The blue mistflower is really pretty, and unusually big, this year. Due to all the rain, no doubt.

Wednesday, September 4, 2013

marigolds, sunflower

This vase (three bottles in a cage) is just too easy to fill. In it tonight are a single sunflower (one I picked because it had fallen over onto the ground), a couple of rose hips (far left), some yellow-green peony foliage, some yellow marigolds, and a sprig of flowering basil, which I can now see is drooping (far right). 

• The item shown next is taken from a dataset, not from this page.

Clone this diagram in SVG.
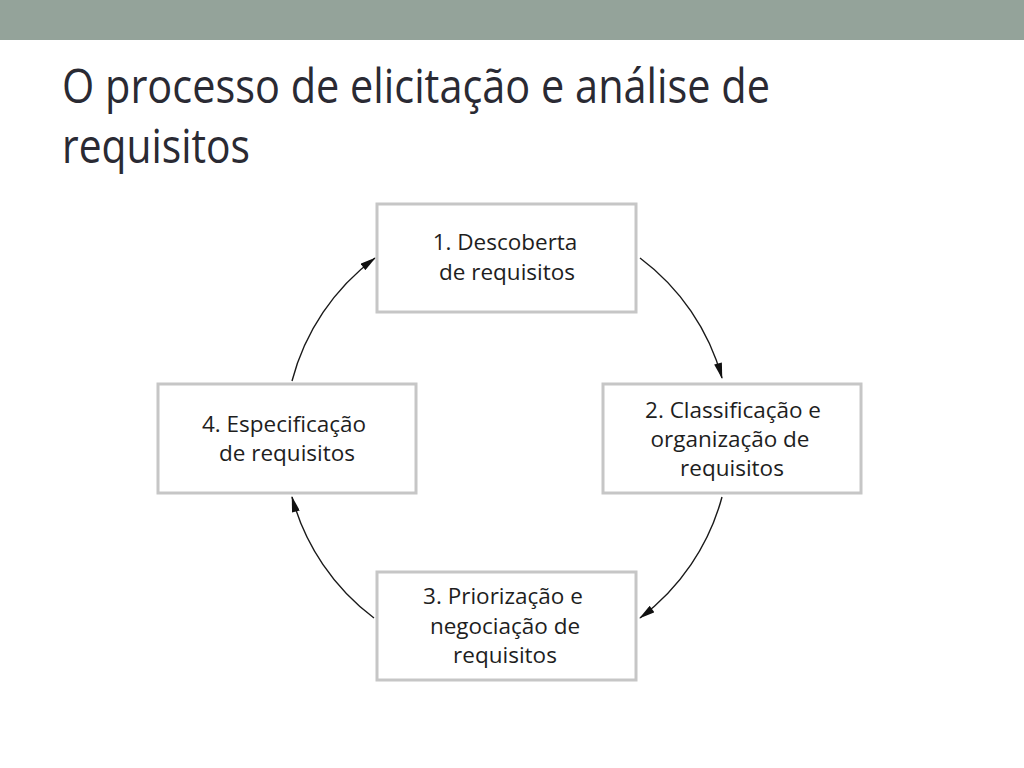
<svg xmlns="http://www.w3.org/2000/svg" width="1024" height="768" viewBox="0 0 1024 768">
<style>
.box{fill:#fff;stroke:#c6c6c6;stroke-width:3}
.lbl{font-family:"Open Sans","Noto Sans",sans-serif;font-size:22.5px;fill:#1e1e1e;text-anchor:middle}
.title{font-family:"Open Sans","Noto Sans",sans-serif;font-size:47px;fill:#2a2a33}
.arc{fill:none;stroke:#1a1a1a;stroke-width:1.4}
</style>
<defs>
<marker id="ah" viewBox="0 0 16 8" refX="15" refY="4" markerWidth="17" markerHeight="8" markerUnits="userSpaceOnUse" orient="auto">
<path d="M0,0 L16,4 L0,8 Z" fill="#111"/>
</marker>
</defs>
<rect x="0" y="0" width="1024" height="40" fill="#94a39a"/>
<text class="title" x="62" y="103" textLength="708" lengthAdjust="spacingAndGlyphs">O processo de elicitação e análise de</text>
<text class="title" x="62" y="163" textLength="188" lengthAdjust="spacingAndGlyphs">requisitos</text>
<g id="connectors">
<path class="arc" d="M640,258 A224,224 0 0 1 722,378" marker-end="url(#ah)"/>
<path class="arc" d="M722,497 A224,224 0 0 1 640,618" marker-end="url(#ah)"/>
<path class="arc" d="M374,618 A224,224 0 0 1 292,497" marker-end="url(#ah)"/>
<path class="arc" d="M292,381 A224,224 0 0 1 375,258" marker-end="url(#ah)"/>
</g>
<g id="n1">
<rect class="box" x="377" y="204" width="259" height="108"/>
<text class="lbl" x="505" y="250">1. Descoberta</text>
<text class="lbl" x="507" y="280">de requisitos</text>
</g>
<g id="n2">
<rect class="box" x="603" y="384" width="258" height="109"/>
<text class="lbl" x="733" y="418">2. Classificação e</text>
<text class="lbl" x="730" y="447">organização de</text>
<text class="lbl" x="732" y="476">requisitos</text>
</g>
<g id="n3">
<rect class="box" x="377" y="572" width="259" height="108"/>
<text class="lbl" x="503" y="604">3. Priorização e</text>
<text class="lbl" x="505" y="634">negociação de</text>
<text class="lbl" x="505" y="663">requisitos</text>
</g>
<g id="n4">
<rect class="box" x="158" y="384" width="258" height="109"/>
<text class="lbl" x="284" y="432">4. Especificação</text>
<text class="lbl" x="287" y="461">de requisitos</text>
</g>
</svg>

Tuesday, September 3, 2013

knotweed order from knotweed chaos

First, here is the mess I was dealing with today: I pulled six wheelbarrow-loads of knotweed out of a border around the shed. I do this every year--sometimes twice. This year, please, please, I'll be sure to Roundup the knotweed before it gets big again.

Unfortunately, I love using knotweed in arrangements--its bamboo-like stems and, at this time of year, its dainty white flowers. So I'll miss it if I ever do really get rid of it. Today, though, I just grabbed a few stems, pulled the leaves off of them, and dropped them into a vase. (The vase I wanted to use was out of reach and I was too lazy to go get the stool, so I grabbed this vase just to keep the stems in water temporarily. Turned out, this was the better vase for them.) Also in the vase are a few stems of kerria (stems with green leaves and one tiny orange flower), which was growing near the knotweed. 

Monday, September 2, 2013

asters & lantana

These pink asters and neon orange lantana flowers are in a Kleenex box. The box has a plastic jar nested in it to hold water. I grabbed the box off a shelf because I thought it will look pretty with some zinnias in it, but they seemed to overpower the polka dots, so used asters and lantana instead. Very cheery!

Sunday, September 1, 2013


This is a bowl of sweet and hot peppers. Like most every other vegetable gardener I know, I'm wearying of produce I can't eat fast enough and don't have the energy to "put up.:" Hence this bowl of peppers, which is much easier to create than a jar of roasted peppers but still triumphantly beautiful.